Drive Like Your Pet Lives Here


Frances the cat was nine years old and ailing when she was hit and killed by a car in front of her Gilroy home.
Now her owner hopes the loss of her rascally but beloved feline might help convince drivers to reduce speeds in the city’s residential neighborhoods.
“It would be nice if people could be more careful and not be in such a hurry,” said Annie Palmer.
And to remind them of what’s at stake Palmer, who works in the insurance industry, has placed a bright blue sign on her lawn that’s clearly visible to drivers on Hanna Street a block north of the Gilroy police headquarters.
It says, “Drive Like Your Pets Live Here.”
Up the street, two lawns have bright red signs whose messages could not hit closer to home. They read, “Drive Like Your Kids Live Here.”
Linda Williams installed one of them, and for good reason, she said.
“It’s not unusual at all to see a car doing 50 miles an hour” on the street, said the owner of The Nimble Thimble Quilt Shop downtown and a relative newcomer who so loves Gilroy she not only moved to the city but bought a business.
Elsewhere in the city the same signs, made by a Connecticut company, are in other neighborhoods. It’s all part of an effort that grew out of frustrations felt by Palmer’s boyfriend, Gary Walton, about speeding cars and the city’s apparent inability to deal with it effectively.
“I have had my battles with city” over speeding and street designs that he believes encourage higher speeds, said Walton.
Walton is a Gilroy business owner and President of the Gilroy Downtown Business Association, a role he took on recently after years of advocating for the city’s historic commercial district and Gilroy in general.

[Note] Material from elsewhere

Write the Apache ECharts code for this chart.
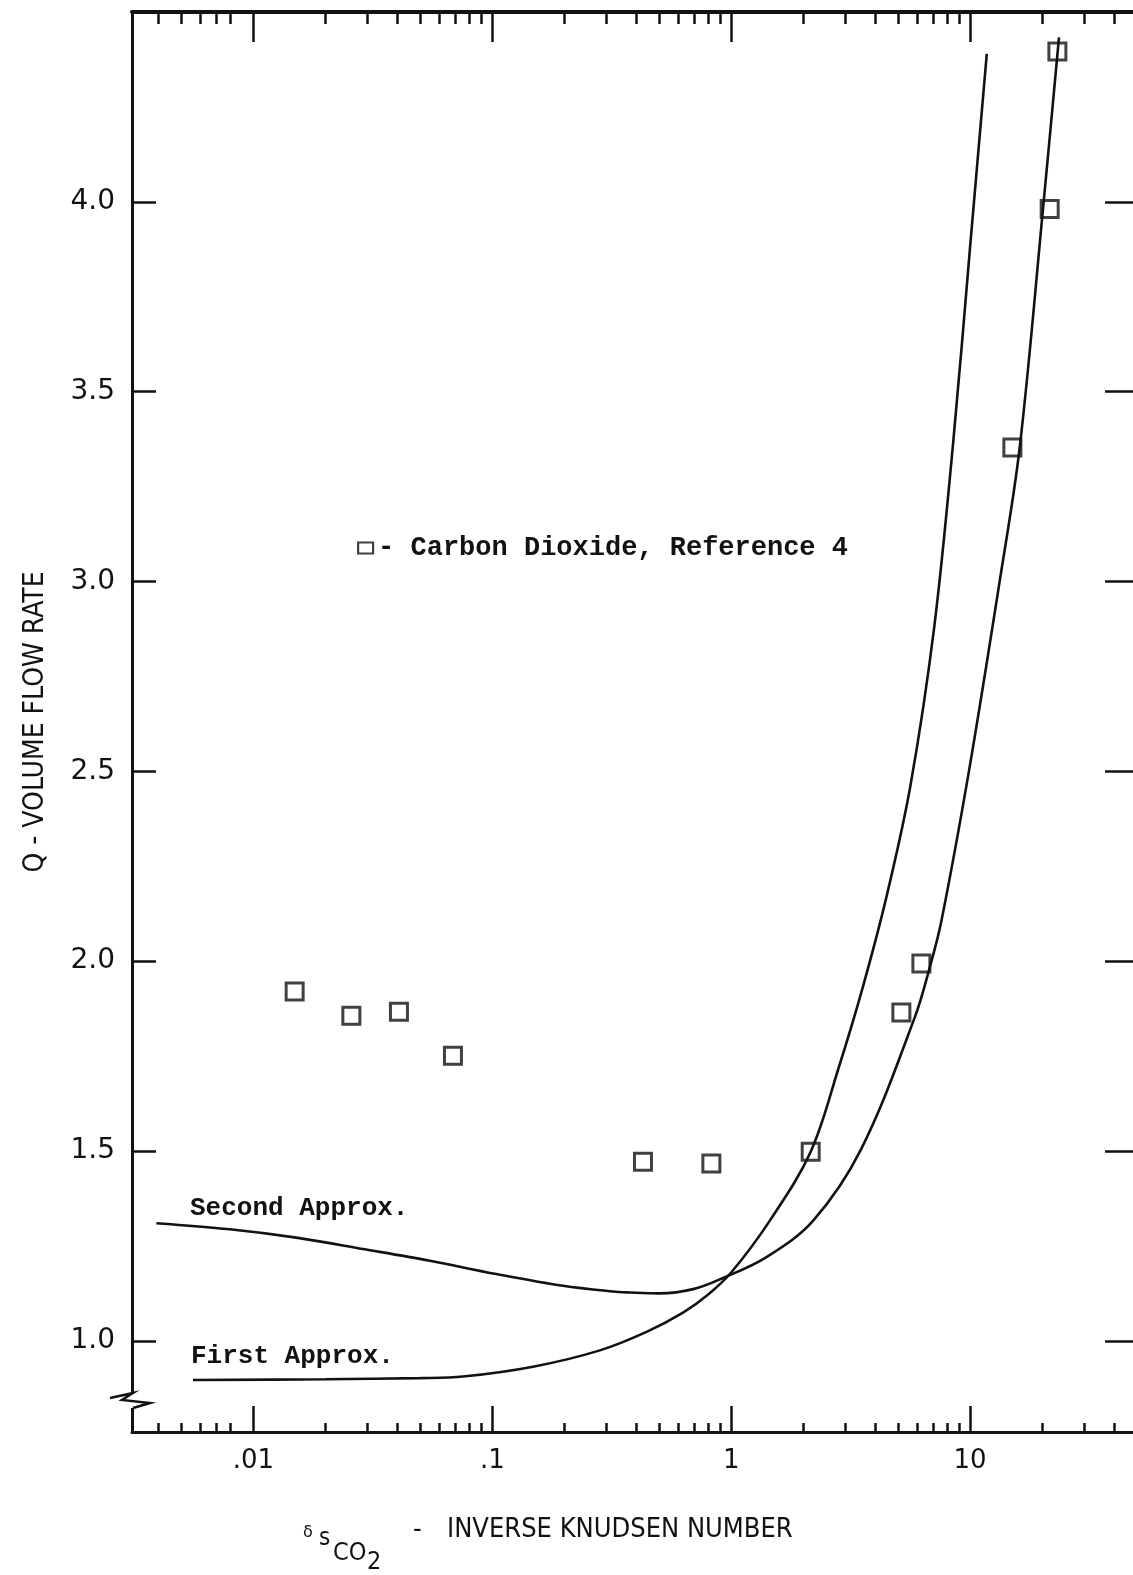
<!DOCTYPE html>
<html>
<head>
<meta charset="utf-8">
<script src="https://cdn.jsdelivr.net/npm/echarts@6/dist/echarts.min.js"></script>
<style>
  html, body { margin: 0; padding: 0; background: #fff; }
  #main { width: 1133px; height: 1575px; }
</style>
</head>
<body>
<div id="main"></div>
<script>
// Carbon dioxide data, Reference 4
const pointX = [0.01487, 0.02569, 0.04064, 0.0684, 0.4272, 0.826, 2.152, 5.158, 6.256, 15.04, 21.55, 23.21];
const pointY = [1.920, 1.856, 1.867, 1.751, 1.472, 1.467, 1.498, 1.865, 1.994, 3.353, 3.981, 4.396];

// First approximation curve
const firstX = [0.00558, 0.02, 0.05, 0.0753, 0.148, 0.282, 0.447, 0.631, 0.794, 1.0, 1.449, 2.152, 2.82, 3.55, 4.47, 5.62, 7.08, 8.51, 10.0, 11.75];
const firstY = [0.897, 0.899, 0.902, 0.906, 0.932, 0.975, 1.025, 1.075, 1.12, 1.18, 1.316, 1.498, 1.72, 1.93, 2.17, 2.46, 2.88, 3.37, 3.88, 4.39];

// Second approximation curve
const secondX = [0.00392, 0.00795, 0.01511, 0.02873, 0.0547, 0.1039, 0.1975, 0.3199, 0.3757, 0.5, 0.7, 0.92, 1.4, 2.2, 3.5, 5.87, 6.776, 7.586, 9.89, 13.3, 16.14, 20.2, 23.57];
const secondY = [1.310, 1.294, 1.272, 1.242, 1.211, 1.176, 1.145, 1.130, 1.1275, 1.125, 1.137, 1.165, 1.22, 1.316, 1.505, 1.852, 1.983, 2.106, 2.5, 3.0, 3.353, 3.981, 4.433];

const yTicks = [1.0, 1.5, 2.0, 2.5, 3.0, 3.5, 4.0];
const xMajor = [0.01, 0.1, 1, 10];
const xMinor = [0.004, 0.005, 0.006, 0.007, 0.008,
  0.02, 0.03, 0.04, 0.05, 0.06, 0.07, 0.08, 0.09,
  0.2, 0.3, 0.4, 0.5, 0.6, 0.7, 0.8, 0.9,
  2, 3, 4, 5, 6, 7, 8, 9, 20, 30, 40];
const xLabelText = { 0.01: '.01', 0.1: '.1', 1: '1', 10: '10' };

const ink = '#121212';
const mono = '"Liberation Mono", "DejaVu Sans Mono", monospace';
const cond = '"DejaVu Sans Condensed", "DejaVu Sans", sans-serif';

const chart = echarts.init(document.getElementById('main'));

function xAxisDef(pos, major) {
  return {
    type: 'log', min: 0.0031, max: 50, position: pos,
    axisLine: { show: major, onZero: false, lineStyle: { color: ink, width: pos === 'top' ? 4 : 3 } },
    axisTick: {
      show: true, inside: true,
      length: major ? (pos === 'top' ? 30 : 26) : (pos === 'top' ? 12 : 9),
      customValues: major ? xMajor : xMinor,
      lineStyle: { color: ink, width: 2.5 }
    },
    axisLabel: {
      show: major && pos === 'bottom',
      customValues: xMajor,
      margin: 16,
      formatter: v => xLabelText[v] || '',
      fontFamily: '"DejaVu Sans", sans-serif', fontSize: 26, color: ink
    },
    splitLine: { show: false }, minorTick: { show: false }
  };
}

function curve(name, xs, ys) {
  return {
    name: name, type: 'line', smooth: 0.35, showSymbol: false,
    xAxisIndex: 0, yAxisIndex: 0,
    lineStyle: { color: ink, width: 2.6 },
    data: xs.map((x, i) => [x, ys[i]])
  };
}

const option = {
  backgroundColor: '#fff',
  animation: false,
  grid: { left: 132, right: -4, top: 12, bottom: 143, outerBoundsMode: 'none' },
  legend: {
    data: [{ name: 'Carbon Dioxide, Reference 4', icon: 'rect' }],
    left: 352, top: 529,
    itemWidth: 15, itemHeight: 11,
    itemStyle: { color: 'rgba(0,0,0,0)', borderColor: ink, borderWidth: 2.2 },
    formatter: n => '- ' + n,
    textStyle: { fontFamily: mono, fontSize: 27, fontWeight: 'bold', color: ink, lineHeight: 28 }
  },
  xAxis: [xAxisDef('bottom', true), xAxisDef('bottom', false), xAxisDef('top', true), xAxisDef('top', false)],
  yAxis: [
    {
      type: 'value', min: 0.76, max: 4.5, position: 'left',
      name: 'Q - VOLUME FLOW RATE', nameLocation: 'middle', nameRotate: 90, nameGap: 82,
      nameTextStyle: { fontFamily: cond, fontSize: 28, color: ink },
      axisLine: { show: true, onZero: false, lineStyle: { color: ink, width: 3 } },
      axisTick: { show: true, inside: true, length: 24, customValues: yTicks, lineStyle: { color: ink, width: 2.5 } },
      axisLabel: {
        customValues: yTicks, margin: 17, padding: [0, 0, 32, 0],
        formatter: v => v.toFixed(1),
        fontFamily: '"DejaVu Sans", sans-serif', fontSize: 28, color: ink
      },
      splitLine: { show: false }
    },
    {
      type: 'value', min: 0.76, max: 4.5, position: 'right',
      axisLine: { show: true, onZero: false, lineStyle: { color: ink, width: 3 } },
      axisTick: { show: true, inside: true, length: 32, customValues: yTicks, lineStyle: { color: ink, width: 2.5 } },
      axisLabel: { show: false },
      splitLine: { show: false }
    }
  ],
  series: [
    curve('First Approx.', firstX, firstY),
    curve('Second Approx.', secondX, secondY),
    {
      name: 'Carbon Dioxide, Reference 4', type: 'scatter',
      xAxisIndex: 0, yAxisIndex: 0,
      symbol: 'rect', symbolSize: 17,
      itemStyle: { color: 'rgba(0,0,0,0)', borderColor: ink, borderWidth: 3 },
      data: pointX.map((x, i) => [x, pointY[i]]),
      z: 3
    }
  ],
  graphic: [
    // axis break on the left border
    { type: 'rect', shape: { x: 127, y: 1393, width: 10, height: 15 }, style: { fill: '#fff' }, z: 100 },
    {
      type: 'polyline', z: 101,
      shape: { points: [[110, 1398], [133, 1393], [122, 1400], [150, 1403], [133, 1408]] },
      style: { stroke: ink, lineWidth: 2.5, fill: null }
    },
    // curve annotations
    { type: 'text', left: 190, top: 1195, style: { text: 'Second Approx.', font: 'bold 26px ' + mono, fill: ink } },
    { type: 'text', left: 191, top: 1343, style: { text: 'First Approx.', font: 'bold 26px ' + mono, fill: ink } },
    // x axis title
    { type: 'text', x: 303, y: 1533, style: { text: 'δ', font: '16px "DejaVu Sans"', fill: ink, verticalAlign: 'middle' } },
    { type: 'text', x: 319, y: 1539, style: { text: 's', font: '24px ' + cond, fill: ink, verticalAlign: 'middle' } },
    { type: 'text', x: 333, y: 1553, style: { text: 'CO', font: '25px ' + cond, fill: ink, verticalAlign: 'middle' } },
    { type: 'text', x: 367, y: 1562, style: { text: '2', font: '25px ' + cond, fill: ink, verticalAlign: 'middle' } },
    { type: 'text', x: 413, y: 1530, style: { text: '-', font: '27px ' + cond, fill: ink, verticalAlign: 'middle' } },
    { type: 'text', x: 447, y: 1530, style: { text: 'INVERSE KNUDSEN NUMBER', font: '27px ' + cond, fill: ink, verticalAlign: 'middle' } }
  ]
};

chart.setOption(option);
</script>
</body>
</html>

He has actively sought to expand the association’s footprint to include advocacy for downtown residential areas, neighborhoods whose residents can walk to shops along Monterey Road and its feeder streets and add vitality to the downtown.
He and Palmer were driving in Santa Cruz a couple of years ago when he saw the bright red Kids signs and thought, “Wow, that is a good idea,” he said.
By that point, he had attended a number of coffees with the mayor where speeding was a constant complaint.
“The standard responses (from the city) were, ‘We can’t be everywhere. We don’t have enough police officers. Traffic engineers say we don’t need stop signs. So, what do you want us to do?’” Walton said, adding, “Nothing ever changed.”
Neighborhoods can do things themselves, he said, and the signs are one of them.
“So, I went on line and bought them,” he said, at the website,
And when Palmer’s cat was killed, he went back online and bought some of the company’s blue signs about pets.
Company co-founder Petulia Pugliares in Wethersfield, CT, said that in the almost seven years since her company started they’ve sold about 75,000 of the kids signs and about 10,000 of the pet signs, internationally.
It began when she was almost hit while walking her dog; a homemade sign she put on her lawn got her neighbors’ attention and it caught on and grew, she said.
According to her website, about 70 percent of children killed or injured by motor vehicles are hit within blocks from their homes and vehicle crashes were the leading cause of death for age 11 and ages 16-24 in 2014.
Walton has distributed the signs around town, although often after being placed they go missing, he said.
Williams was chatting with neighbors one day when a boy on a bike stopped and grabbed her sign, she said. He would have taken it if her neighbors had not ordered him to return it, she said.
And Williams said it’s not just regular drivers who speed on Hanna Street, it’s also police in cars responding to emergencies from the nearby police station. They travel at “breakneck” speeds, she said.
At the Gilroy Police Department, Sgt. Jason Smith said officers always use sirens and lights, drive safely and obey the vehicle codes, but are allowed to exceed speed limits, even in residential areas, when responding to emergencies.
Traffic Sgt. Wes Stanford said his unit now uses a tracking system for all complaints and target speed enforcement to areas most prone to violations.
Radar equipment also provides data about when infractions occur and their severity, he said, adding to his unit’s ability to focus resources on areas of demonstrated need.
One problem, he said, is that often speed violations happen at the same time that traffic officers, including three motorcycle units, are deployed at schools, particularly the high schools, which are given greater attention, he said.
“It can be a challenge,” he said.
Palmer is not sure how her cat was killed, it might have been the cat’s fault or the driver’s fault, she even blames herself for using poor judgment in letting her pet, a rescue from the San Martin Animal Shelter years ago, out so soon after major surgery.
Frances was a well-known animal “character” in the neighborhood, as much for her demands to be fed by neighbors as for her habit of marking her territory, even when it was Palmer’s car windshield.
Not long before she was hit, Frances was in a fight that left one eye so badly injured she needed a veterinary eye specialist and constant attention. The eye could not be saved, and Palmer still wonders if impaired vision might have contributed to her pet’s death.